Temporary sealing of porous media through bio-clogging

Abstract

Ensuring the safe abandonment of a hydrocarbon or geological carbon storage reservoirs requires plugging the wells by installing fluid barriers within the wellbore. A pressure rise due to reservoir fluid flow poses a significant challenge. To prevent the fluid flow, temporary sealing of the porous medium surrounding the wellbore is essential. A promising approach for clogging the porous medium is the bio-mineralization technique. This study employs a large-scale model to simulate the permeability reduction patterns through microbially induced caclite precipitation (MICP). The focus is to provide realistic predictions by verifying the simulation with the results of batch and core-scale experimental analysis. The simulation domains include different systems with heterogeneous porosity and permeability distributions. This study characterizes the different biofilm development patterns in porous medium depending on the fluid velocity (up to 200 cm/h in this study), bacterial concentration and ionic strength of the bacterial solution. Additionally, the study analyses the uncertainties associated with bacterial growth and encapsulation.

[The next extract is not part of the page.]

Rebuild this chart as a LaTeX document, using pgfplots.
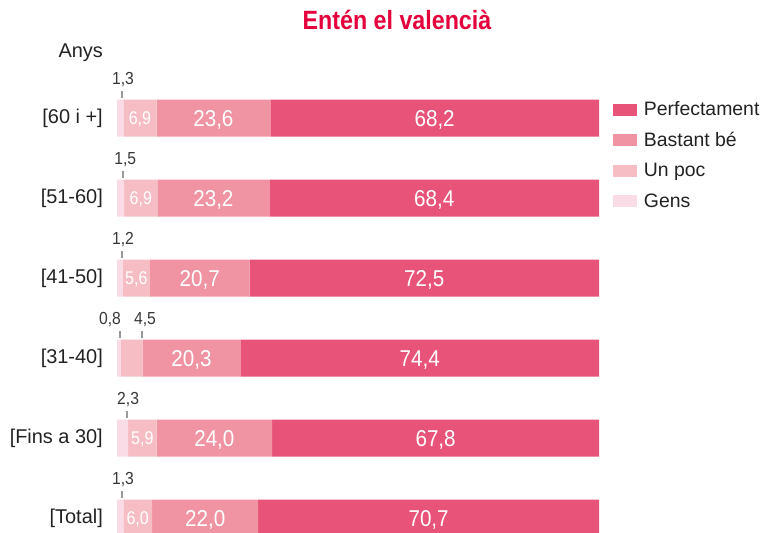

The simulation results show a significant variability in urea conversion factor during sequential treatment cycles, which ranged from 8 % to 83 % depending on the bacteria concentration, flow rate, and urea concentration. The results underscore the importance of estimating the critical pore diameter to more accurately predict clogging behavior in porous media with both high and low permeability values. This, in turn, enhances the reliability of treatment plan designs, which reduces the costs and material consumption.